Sizing for Gas and Steam
Gas sizing uses a modified equation that accounts for the compressibility and expansion of the fluid as pressure drops across the valve. The key difference from liquid sizing is the concept of choked flow. As gas accelerates through the valve’s restriction, it can reach sonic velocity. At that point, a standing shock wave forms, and further reductions in downstream pressure won’t increase flow. The gas simply can’t move faster than the speed of sound through the restriction.
Parameters like the pressure drop ratio (the ratio of actual ΔP to inlet pressure) and the valve’s pressure recovery factor help predict exactly when choking occurs. If your calculated pressure drop ratio exceeds the critical value for the valve style, you use the choked-flow equation instead of the standard one. Ignoring this leads to an undersized valve that can never deliver the required flow regardless of how far you open it.
For steam, you also need to know whether the steam is saturated or superheated, because this changes the density and specific heat ratio used in the calculation.
Velocity and Noise Limits
Even after you’ve matched a Cv, you need to check that the physical valve body and trim can handle the resulting fluid velocities without erosion or excessive noise.
For liquids in a carbon steel valve body, the recommended maximum inlet velocity is 25 feet per second for clean service and 15 feet per second for fluids carrying particulate. Stainless steel or alloy bodies can tolerate higher speeds: 35 feet per second for clean liquids, 20 feet per second for dirty ones. Across the internal trim, velocities should generally stay below 200 feet per second for liquid, though some manufacturers set a more conservative limit of 75 feet per second.
For compressible fluids like gas and steam, the outlet Mach number is the key metric. For saturated steam through a carbon steel body, the recommended maximum outlet Mach number is 0.3 (0.4 for stainless steel or alloy). Superheated steam and clean gases can tolerate slightly higher values: 0.4 for carbon steel and 0.5 for stainless or alloy. High outlet Mach numbers generate significant noise, vibration, and erosion potential. If your application has a noise specification (common in plants near populated areas), that spec overrides these velocity guidelines and may require you to upsize the body or add noise-attenuating trim.
Selecting a Flow Characteristic
Control valves don’t all respond the same way as you open them. The flow characteristic describes how flow changes relative to valve travel. The three common types are linear (flow increases proportionally with travel), equal percentage (each increment of travel produces a percentage increase over current flow), and quick-opening (most of the flow capacity is reached in the first portion of travel, used mainly for on/off service).
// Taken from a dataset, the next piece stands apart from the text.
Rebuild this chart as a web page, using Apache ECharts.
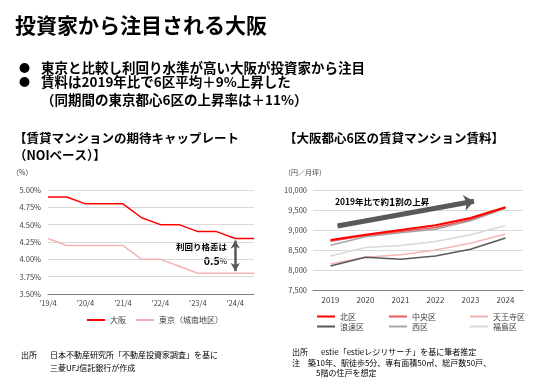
<!DOCTYPE html>
<html><head><meta charset="utf-8">
<script src="https://cdn.jsdelivr.net/npm/echarts@6/dist/echarts.min.js"></script>
<style>html,body{margin:0;padding:0;background:#fff}#c{width:536px;height:384px}</style>
</head><body><div id="c"></div>
<script>
// Left chart: expected cap rate (semiannual)
const capCategories = ['19/4','19/10','20/4','20/10','21/4','21/10','22/4','22/10','23/4','23/10','24/4','24/10'];
const osakaCap = [4.90,4.90,4.80,4.80,4.80,4.60,4.50,4.50,4.40,4.40,4.30,4.30];
const tokyoCap = [4.30,4.20,4.20,4.20,4.20,4.00,4.00,3.90,3.80,3.80,3.80,3.80];
const capTicks = {min:3.5, max:5.0, interval:0.25};

// Right chart: rent (yen / tsubo per month)
const rentYears = ['2019','2020','2021','2022','2023','2024'];
const kita     = [8750,8880,9000,9120,9300,9570];
const chuo     = [8720,8860,8960,9060,9260,9560];
const tennoji  = [8150,8320,8380,8500,8670,8900];
const naniwa   = [8100,8320,8270,8350,8520,8800];
const nishi    = [8620,8830,8930,9020,9230,9540];
const fukushima= [8350,8560,8610,8710,8880,9110];
const rentTicks = {min:7500, max:10000, interval:500};

const FONT = '"Noto Sans CJK JP","Noto Sans",sans-serif';
const chart = echarts.init(document.getElementById('c'), null, {renderer:'canvas'});

function txt(x, y, text, size, opts) {
  return Object.assign({type:'text', x:x, y:y, style:Object.assign({text:text, fontSize:size, fontFamily:FONT, fill:'#000', verticalAlign:'middle'}, opts||{})});
}

const option = {
  animation:false,
  textStyle:{fontFamily:FONT},
  grid:[
    {left:48, top:190, width:206, height:104},
    {left:313, top:190, width:210, height:100}
  ],
  xAxis:[
    {type:'category', gridIndex:0, data:capCategories, boundaryGap:false,
     axisTick:{show:false}, axisLine:{lineStyle:{color:'#7f7f7f', width:1.2}},
     axisLabel:{interval:1, color:'#404040', fontSize:7.5, margin:5, formatter:v=>"'"+v}},
    {type:'category', gridIndex:1, data:rentYears, boundaryGap:true,
     axisTick:{show:false}, axisLine:{lineStyle:{color:'#7f7f7f', width:1.2}},
     axisLabel:{color:'#404040', fontSize:8, margin:6}},
    {type:'value', gridIndex:1, min:-0.5, max:5.5, show:false}
  ],
  yAxis:[
    {type:'value', gridIndex:0, min:capTicks.min, max:capTicks.max, interval:capTicks.interval,
     axisLine:{show:false}, axisTick:{show:false},
     splitLine:{lineStyle:{color:'#d9d9d9'}},
     axisLabel:{color:'#404040', fontSize:7.5, margin:7, formatter:v=>v.toFixed(2)+'%'}},
    {type:'value', gridIndex:1, min:rentTicks.min, max:rentTicks.max, interval:rentTicks.interval,
     axisLine:{show:false}, axisTick:{show:false},
     splitLine:{lineStyle:{color:'#d9d9d9'}},
     axisLabel:{color:'#404040', fontSize:7.5, margin:6, formatter:v=>v.toLocaleString('en-US')}}
  ],
  legend:[
    {data:['大阪','東京（城南地区）'], left:82, top:311, itemWidth:18, itemHeight:2, itemGap:10, icon:'rect',
     textStyle:{fontSize:8, color:'#404040'}},
    {data:['北区','浪速区'], orient:'vertical', left:312, top:307, itemWidth:18, itemHeight:2, itemGap:1, icon:'rect',
     textStyle:{fontSize:8, color:'#404040', lineHeight:9}},
    {data:['中央区','西区'], orient:'vertical', left:384, top:307, itemWidth:18, itemHeight:2, itemGap:1, icon:'rect',
     textStyle:{fontSize:8, color:'#404040', lineHeight:9}},
    {data:['天王寺区','福島区'], orient:'vertical', left:465, top:307, itemWidth:18, itemHeight:2, itemGap:1, icon:'rect',
     textStyle:{fontSize:8, color:'#404040', lineHeight:9}}
  ],
  series:[
    {name:'東京（城南地区）', type:'line', xAxisIndex:0, yAxisIndex:0, data:tokyoCap, symbol:'none',
     lineStyle:{color:'#f4b4b4', width:1.5}, itemStyle:{color:'#f4b4b4'}},
    {name:'大阪', type:'line', xAxisIndex:0, yAxisIndex:0, data:osakaCap, symbol:'none',
     lineStyle:{color:'#ff0000', width:1.5}, itemStyle:{color:'#ff0000'},
     markLine:{silent:true, symbol:['arrow','arrow'], symbolSize:[7,8], label:{show:false},
       lineStyle:{color:'#595959', width:2.5, type:'solid'},
       data:[[{coord:['24/4',4.27]},{coord:['24/4',3.83]}]]}},
    {name:'福島区', type:'line', xAxisIndex:1, yAxisIndex:1, data:fukushima, symbol:'none',
     lineStyle:{color:'#d9d9d9', width:1.5}, itemStyle:{color:'#d9d9d9'}},
    {name:'天王寺区', type:'line', xAxisIndex:1, yAxisIndex:1, data:tennoji, symbol:'none',
     lineStyle:{color:'#f4b4b4', width:1.5}, itemStyle:{color:'#f4b4b4'}},
    {name:'浪速区', type:'line', xAxisIndex:1, yAxisIndex:1, data:naniwa, symbol:'none',
     lineStyle:{color:'#595959', width:1.5}, itemStyle:{color:'#595959'}},
    {name:'西区', type:'line', xAxisIndex:1, yAxisIndex:1, data:nishi, symbol:'none',
     lineStyle:{color:'#a6a6a6', width:1.5}, itemStyle:{color:'#a6a6a6'}},
    {name:'中央区', type:'line', xAxisIndex:1, yAxisIndex:1, data:chuo, symbol:'none',
     lineStyle:{color:'#e85a5a', width:1.5}, itemStyle:{color:'#e85a5a'}},
    {name:'北区', type:'line', xAxisIndex:1, yAxisIndex:1, data:kita, symbol:'none',
     lineStyle:{color:'#ff0000', width:2}, itemStyle:{color:'#ff0000'}},
    {name:'arrow', type:'line', xAxisIndex:2, yAxisIndex:1, data:[], symbol:'none',
     markLine:{silent:true, symbol:['none','arrow'], symbolSize:[12,10], label:{show:false},
       lineStyle:{color:'#595959', width:5, type:'solid'},
       data:[[{coord:[0.2,9100]},{coord:[4.1,9720]}]]}}
  ],
  graphic:[
    txt(15, 25, '投資家から注目される大阪', 21, {fontWeight:'bold'}),
    txt(19, 68, '●', 11),
    txt(41, 68, '東京と比較し利回り水準が高い大阪が投資家から注目', 13.5, {fontWeight:'bold'}),
    txt(19, 82, '●', 11),
    txt(41, 82, '賃料は2019年比で6区平均＋9%上昇した', 13.5, {fontWeight:'bold'}),
    txt(41, 100, '（同期間の東京都心6区の上昇率は＋11%）', 13.5, {fontWeight:'bold'}),
    txt(14, 138, '【賃貸マンションの期待キャップレート', 12.5, {fontWeight:'bold'}),
    txt(14, 155, '（NOIベース）】', 12.5, {fontWeight:'bold'}),
    txt(12, 172, '（%）', 7, {fill:'#404040'}),
    txt(284, 138, '【大阪都心6区の賃貸マンション賃料】', 12.5, {fontWeight:'bold'}),
    txt(284, 172, '（円／月坪）', 7, {fill:'#404040'}),
    txt(227, 247, '利回り格差は', 8.5, {fontWeight:'bold', align:'right'}),
    {type:'text', x:227, y:261, style:{text:'{a|0.5}{b|%}', align:'right', verticalAlign:'middle', fontFamily:FONT,
      rich:{a:{fontSize:10.5, fontWeight:'bold', fill:'#000', fontFamily:FONT}, b:{fontSize:8, fill:'#000', fontFamily:FONT}}}},
    {type:'text', x:335, y:202, style:{text:'2019年比で約{b|1}割の上昇', fontSize:8.5, fontWeight:'bold', fontFamily:FONT, fill:'#000', verticalAlign:'middle',
      rich:{b:{fontSize:10.5, fontWeight:'bold', fill:'#000', fontFamily:FONT}}}},
    txt(21, 355, '出所', 8, {fill:'#000'}),
    txt(50, 355, '日本不動産研究所「不動産投資家調査」を基に', 8, {fill:'#000'}),
    txt(50, 368, '三菱UFJ信託銀行が作成', 8, {fill:'#000'}),
    txt(292, 352, '出所', 8, {fill:'#000'}),
    txt(321, 352, 'estie「estieレジリサーチ」を基に筆者推定', 8, {fill:'#000'}),
    txt(292, 363, '注', 8, {fill:'#000'}),
    txt(308, 363, '築10年、駅徒歩5分、専有面積50㎡、総戸数50戸、', 8, {fill:'#000'}),
    txt(316, 373, '5階の住戸を想定', 8, {fill:'#000'})
  ]
};
chart.setOption(option);
</script></body></html>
The right choice depends on how much of the total system pressure drop the valve absorbs, expressed as a ratio sometimes called vpdd (valve pressure drop to total dynamic drop). When the valve takes a large share of the system drop (vpdd between 0.60 and 1.0), a linear characteristic works well because the valve already dominates the system’s flow resistance. When the valve’s share of total drop is smaller (vpdd between 0.20 and 0.35), an equal percentage characteristic compensates for the changing system pressure and keeps the overall loop response more uniform. A modified parabolic characteristic fits the range between these two, with a vpdd of 0.35 to 0.60.
If vpdd falls below 0.20, the valve has very little authority over the system, and no characteristic will give you good control. That’s a signal to revisit your piping design or increase the pressure drop allocated to the valve.
Cavitation and Flashing
When sizing for liquid service, always check whether the pressure inside the valve drops below the fluid’s vapor pressure. As liquid accelerates through the valve’s narrowest point, local pressure plummets. If it falls below the vapor pressure, vapor bubbles form. If pressure recovers downstream and collapses those bubbles, that’s cavitation, which produces a distinctive crackling noise and can destroy trim and body surfaces in weeks. If the pressure never recovers above vapor pressure, the liquid partially vaporizes and stays that way downstream. That’s flashing, and it means you’re now dealing with a two-phase mixture that requires a completely different approach to piping and valve selection.
The valve’s pressure recovery factor (FL) tells you how aggressively a given valve style recovers pressure downstream of the restriction. Globe valves have relatively poor pressure recovery (high FL), which actually makes them less prone to cavitation than butterfly or ball valves with the same Cv. If cavitation is predicted, options include selecting a valve with a higher FL, adding anti-cavitation trim stages, or restructuring the system to reduce ΔP across the valve.
Practical Sizing Steps
Putting it all together, the sizing process follows a logical sequence:
- Gather process data at both normal and maximum flow conditions, including pressures, temperature, fluid properties, and vapor pressure.
- Set the valve pressure drop using at least 20% of total system drop or 10 psi, whichever is larger.
- Calculate the required Cv using the appropriate equation for liquid, gas, or steam.
- Check for choked flow in gas service or cavitation/flashing in liquid service, and adjust the calculation if either condition applies.
- Select a valve from manufacturer catalogs whose rated Cv contains your required Cv at a comfortable travel position, typically between 50% and 80% open at normal flow.
- Choose the flow characteristic based on the valve’s share of total system pressure drop.
- Verify velocity limits through the body and trim, adjusting body size if needed.
- Check noise levels if the application has acoustic requirements.
The governing standard for these calculations is ANSI/ISA-75.01.01 (harmonized with IEC 60534-2-1), which defines the equations, correction factors, and test procedures used across the industry. Most valve manufacturers offer free sizing software that implements this standard, letting you input process conditions and instantly compare valve options. The software handles the correction factors and choked-flow checks automatically, but understanding the underlying logic helps you catch errors and make better engineering judgments when the software spits out a result that doesn’t look right.